I. Executive Summary

"Doing more for less" is the burden shared by many U.S. automotive suppliers as auto makers extend their outsourcing to include broader requirements. Domestic auto makers are being hard-pressed to further reduce costs to cope with unceasing consumer demands and re-intensifying foreign competition. Suppliers are being asked to assume greater responsibilities in engineering, product development, warranty, and global support while meeting stricter quality and timing standards, and price-reduction requirements. The effects of these demands are cascading through the supply base.

The industry structure has dramatically changed, leaving the traditional picture of assembler versus tiered suppliers obsolete. OEM’s are moving toward a more systems-oriented approach in which a limited number of system suppliers or system integrators – with design, engineering, and other advanced capabilities – supply fully assembled and tested modular systems. OEM's expect these system suppliers and integrators to coordinate both internal and external product development activities with their own supply base.

This restructuring of the supply base, as depicted in Figure 1, has resulted in a fundamental shift. This shift is from a tier mentality to one of competitive position based upon core competencies and integrated supply based management. (1)

Figure 1. Supplier Evolution to Integrated Supply Based Management

(1) Dennis Virag and Norman Stoller, "Doing more for less" in Automotive Engineering, July 1996

As a result of these changes, product development is now a strategic function that critically influences the performance of a supplier organization. How one manages resources, both internally and externally across their supply base, is an important element of the overall product development process.

The extended enterprise is now a reality. Synchronous simultaneous engineering, defined as the process of managing interdependent simultaneous engineering programs across key suppliers in a product development program, is a critical tool for achieving cost, quality and timing targets.

The OEM challenge is clear: How to develop better vehicles in less time and at less cost? The supplier challenge is also clear: How to fulfill the needs of the OEM customer and remain profitable? Both are formidable challenges and it is not likely that every firm will succeed. However, those firms who learn to manage the overall product development process, internally and across their suppliers, will be in the best competitive position.

Best Practices in Product Development among Automotive Suppliers presents the key traits and factors of best-in-class automotive suppliers in product development.
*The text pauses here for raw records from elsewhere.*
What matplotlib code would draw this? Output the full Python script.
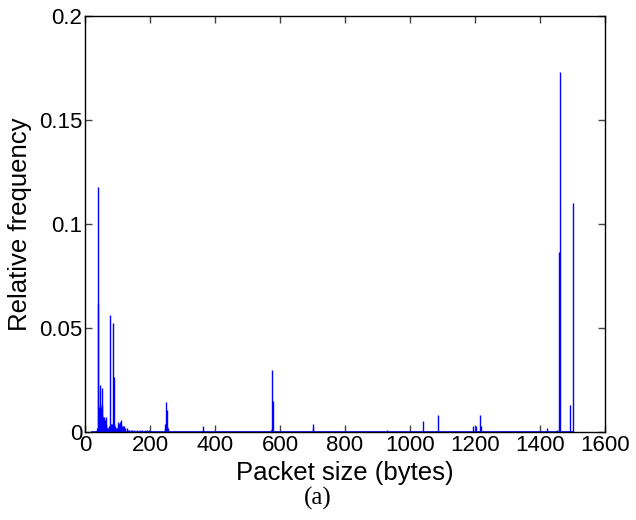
import numpy as np
import matplotlib
matplotlib.use("Agg")
import matplotlib.pyplot as plt

# Packet sizes (bytes) and their relative frequencies
sizes = [20, 30, 36, 38, 40, 41, 42, 43, 44, 45, 46, 47, 48, 49, 50, 51, 52, 53, 54, 55,
         56, 57, 58, 59, 60, 61, 62, 63, 64, 65, 66, 67, 68, 70, 71, 73, 74, 76, 78, 79,
         80, 82, 84, 86, 88, 89, 90, 92, 94, 98, 100, 102, 104, 106, 108, 110, 112, 114,
         116, 118, 120, 124, 128, 132, 136, 140, 146, 152, 160, 168, 176, 184, 190, 196,
         245, 247, 249, 251, 253, 255, 362, 364, 572, 574, 576, 578, 700, 702, 928,
         1041, 1085, 1195, 1202, 1216, 1219, 1423, 1451, 1459, 1460, 1491, 1500]
freqs = [0.0, 0.0005, 0.001, 0.002, 0.118, 0.0615, 0.012, 0.008, 0.006, 0.010, 0.0226,
         0.014, 0.010, 0.012, 0.009, 0.021, 0.013, 0.008, 0.007, 0.006, 0.004, 0.005,
         0.007, 0.006, 0.005, 0.003, 0.004, 0.006, 0.007, 0.004, 0.003, 0.002, 0.002,
         0.001, 0.002, 0.002, 0.003, 0.003, 0.0564, 0.004, 0.002, 0.003, 0.004, 0.0525,
         0.0266, 0.004, 0.002, 0.003, 0.002, 0.002, 0.003, 0.005, 0.004, 0.004, 0.005,
         0.006, 0.004, 0.003, 0.003, 0.002, 0.003, 0.002, 0.002, 0.001, 0.001, 0.001,
         0.0008, 0.0008, 0.0008, 0.0008, 0.0008, 0.0008, 0.001, 0.0008,
         0.002, 0.004, 0.0146, 0.0106, 0.003, 0.002, 0.003, 0.001, 0.001, 0.002, 0.0298,
         0.015, 0.0037, 0.002, 0.001,
         0.0054, 0.0083, 0.003, 0.003, 0.0082, 0.003, 0.002, 0.001, 0.0865, 0.173,
         0.013, 0.110]

xticks = [0, 200, 400, 600, 800, 1000, 1200, 1400, 1600]
yticks = [0, 0.05, 0.1, 0.15, 0.2]
ytick_labels = ["0", "0.05", "0.1", "0.15", "0.2"]

plt.rcParams['font.family'] = ['Liberation Sans', 'DejaVu Sans']

fig = plt.figure(figsize=(6.36, 5.2), dpi=100)
ax = fig.add_axes([85 / 636, 88 / 520, 520 / 636, 416 / 520])

x = np.array(sizes)
y = np.array(freqs)
ax.vlines(x, 0, y, colors='#0000ff', linewidth=1.0)
ax.plot([x.min(), x.max()], [0, 0], color='#0000ff', linewidth=1.2)

ax.set_xlim(0, 1600)
ax.set_ylim(0, 0.2)
ax.set_xticks(xticks)
ax.set_xticklabels([str(t) for t in xticks])
ax.set_yticks(yticks)
ax.set_yticklabels(ytick_labels)

ax.tick_params(direction='in', length=5, width=1, top=True, right=True,
               labelsize=16, pad=2, color='#444444')
for sp in ax.spines.values():
    sp.set_linewidth(1.0)
    sp.set_color('black')

ax.set_xlabel('Packet size (bytes)', fontsize=18.5, labelpad=4)
ax.set_ylabel('Relative frequency', fontsize=18.5)
ax.yaxis.set_label_coords(-0.102, 0.5)

fig.text(318 / 636, 1 - 498 / 520, '(a)', ha='center', va='center',
         family=['Liberation Serif', 'DejaVu Serif'], fontsize=18)

fig.savefig('out.png', dpi=100)
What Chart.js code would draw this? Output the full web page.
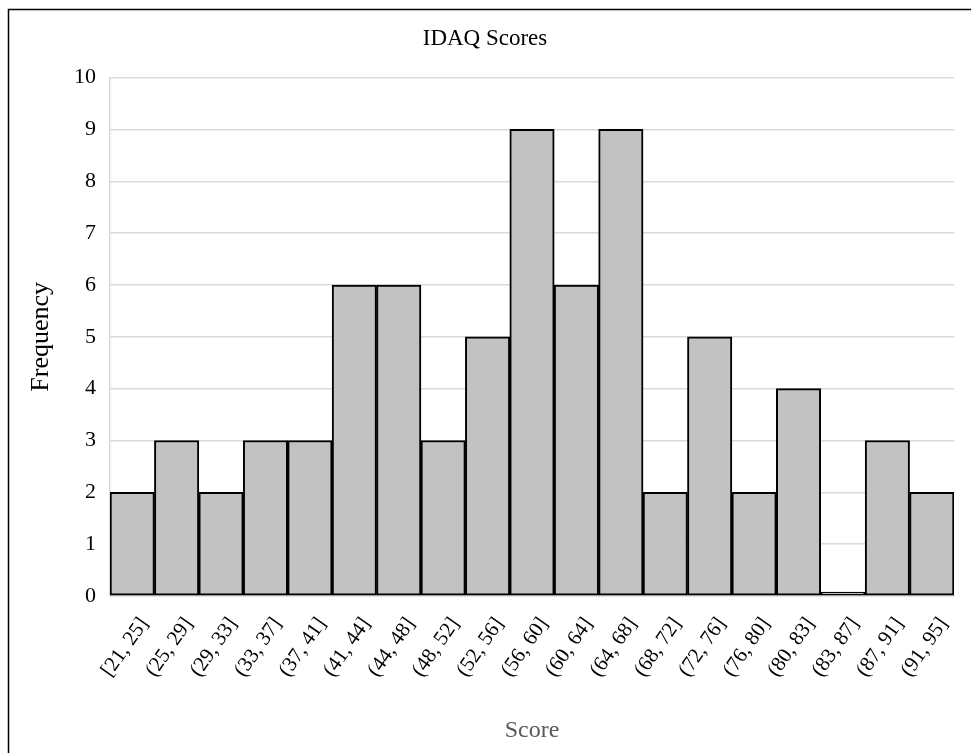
<!DOCTYPE html>
<html>
<head>
<meta charset="utf-8">
<title>IDAQ Scores</title>
<script src="https://cdn.jsdelivr.net/npm/chart.js@4/dist/chart.umd.min.js"></script>
<style>
    html, body { margin: 0; padding: 0; background: #fff; }
    #wrap { position: relative; width: 971px; height: 753px; }
</style>
</head>
<body>
<div id="wrap">
    <canvas id="histo" width="971" height="753"></canvas>
</div>
<script>
'use strict';

// score bins (x axis)
const bins = ['[21, 25]', '(25, 29]', '(29, 33]', '(33, 37]', '(37, 41]', '(41, 44]', '(44, 48]',
    '(48, 52]', '(52, 56]', '(56, 60]', '(60, 64]', '(64, 68]', '(68, 72]', '(72, 76]',
    '(76, 80]', '(80, 83]', '(83, 87]', '(87, 91]', '(91, 95]'];

// frequency per bin
const frequency = [2, 3, 2, 3, 3, 6, 6, 3, 5, 9, 6, 9, 2, 5, 2, 4, 0, 3, 2];

// y ticks 0..10
const yTicks = [0, 1, 2, 3, 4, 5, 6, 7, 8, 9, 10];

const serif = '"Liberation Serif", "Times New Roman", serif';

// frame lines round the picture (left + top only are visible in the original)
const framePlugin = {
    id: 'frame',
    beforeDraw(chart) {
        const c = chart.ctx;
        c.save();
        c.fillStyle = '#fff';
        c.fillRect(0, 0, chart.width, chart.height);
        c.strokeStyle = '#000';
        c.lineWidth = 1.5;
        c.beginPath();
        c.moveTo(8.5, chart.height);
        c.lineTo(8.5, 9.5);
        c.lineTo(chart.width, 9.5);
        c.stroke();
        c.restore();
    }
};

const ctx = document.getElementById('histo');

new Chart(ctx, {
    type: 'bar',
    data: {
        labels: bins,
        datasets: [{
            label: 'Frequency',
            data: frequency,
            backgroundColor: '#c2c2c2',
            borderColor: '#000',
            borderWidth: 2,
            borderSkipped: false,
            minBarLength: 4,
            barPercentage: 1,
            categoryPercentage: 1
        }]
    },
    options: {
        responsive: false,
        animation: false,
        layout: {
            padding: { left: 16, right: 17, top: 14, bottom: 0 }
        },
        plugins: {
            legend: { display: false },
            tooltip: { enabled: false },
            title: {
                display: true,
                text: 'IDAQ Scores',
                color: '#000',
                font: { family: serif, size: 23, weight: 'normal' },
                padding: { top: 11, bottom: 25 }
            }
        },
        scales: {
            x: {
                grid: { display: false, drawTicks: false },
                border: { display: true, color: '#d9d9d9', width: 1.5 },
                ticks: {
                    color: '#000',
                    font: { family: serif, size: 21 },
                    minRotation: 55,
                    maxRotation: 55,
                    padding: 17,
                    labelOffset: 12,
                    autoSkip: false
                },
                title: {
                    display: true,
                    text: 'Score',
                    color: '#595959',
                    font: { family: serif, size: 24 },
                    padding: { top: 4, bottom: 8 }
                },
                afterFit(s) { s.height = 157; }
            },
            y: {
                min: 0,
                max: 10,
                afterBuildTicks(s) { s.ticks = yTicks.map(v => ({ value: v })); },
                grid: { color: '#d9d9d9', lineWidth: 1.5, drawTicks: false },
                border: { display: true, color: '#d9d9d9', width: 1.5 },
                ticks: {
                    color: '#000',
                    font: { family: serif, size: 22 },
                    padding: 14
                },
                title: {
                    display: true,
                    text: 'Frequency',
                    color: '#000',
                    font: { family: serif, size: 26 },
                    padding: { top: 10, bottom: 4 }
                },
                afterFit(s) { s.width = 94; }
            }
        }
    },
    plugins: [framePlugin]
});
</script>
</body>
</html>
Analyses determined that the following elements define best-in-class practices:

  1. Integrated supply based management by early involvement
  2. Development tool integration with customers and suppliers
  3. Cross-functional and extended project team management
  4. Senior management focused project phase reviews
  5. Development process metrics and process improvement actions
  6. Continuous product and manufacturing process improvement
  7. Strategic cross-generational product and platform management
  8. Technical, team-based evaluation, reward and promotion systems

Automotive suppliers seeking to significantly increase their responsibilities for design work will find themselves with significant deficits in key management practices.

Even the best-in-class of these non-major designers lack critical capabilities in involving system and subsystem sub-suppliers throughout the product development process, and, in particular, involving sub-suppliers during the concept development, quote packaging, engineering design, and launch phases of product development.

They also lack the experience in leveraging engineering and design work through North American and European sub-suppliers, especially with system, subsystem and tooling and equipment sub-suppliers.

Best-in-class designers with major design responsibilities are more experienced in providing critical specifications to their own sub-suppliers, and co-developing designs with them.

They are better at performing senior management focused project phase reviews, and managing on a cross-functional team basis. Extended project team management capabilities are also greater among the best-in-class of the major designers.

Finally, automotive suppliers seeking to take on major design responsibilities will need to significantly improve their ability to effectively conduct simulations, engineering analyses, and rapid prototyping early and often throughout the design process. Currently they are plagued by a tendency to allow each functional area to specify its own development tools such that individual productivity gains are often offset by functional interface difficulties. They need to dramatically increase their ability to integrate their development tools in-house and with their customers and sub-suppliers.

The competitive landscape of the automotive supply base is changing fast and dramatically. Best-in-class major designers are more able to coordinate the design process internally and across their own supply base. And they are able to do this better on a global basis. These capabilities are significantly related to all dimensions of product development performance, quality, cost and timing.

The best-in-class firms, themselves, still have room for significant improvement in certain areas of management practice critical to product development performance. Among best-in-class major designers, the management practices and capabilities with the most room for performance improvement include:

Best-in-class firms, by definition, have fewer opportunities for significant improvement gains, yet have the ability to improve those deficiencies they do have in a more time and cost effective manner than other firms that are not best-in-class.

The information presented in this report constitutes baseline data on current product development practices of automotive suppliers. Performance relationships identified in this study aggregate general tendencies across suppliers with similar performance pressures. This information can be used to improve product development performance by looking at the methods used by the best companies to deliver customer value.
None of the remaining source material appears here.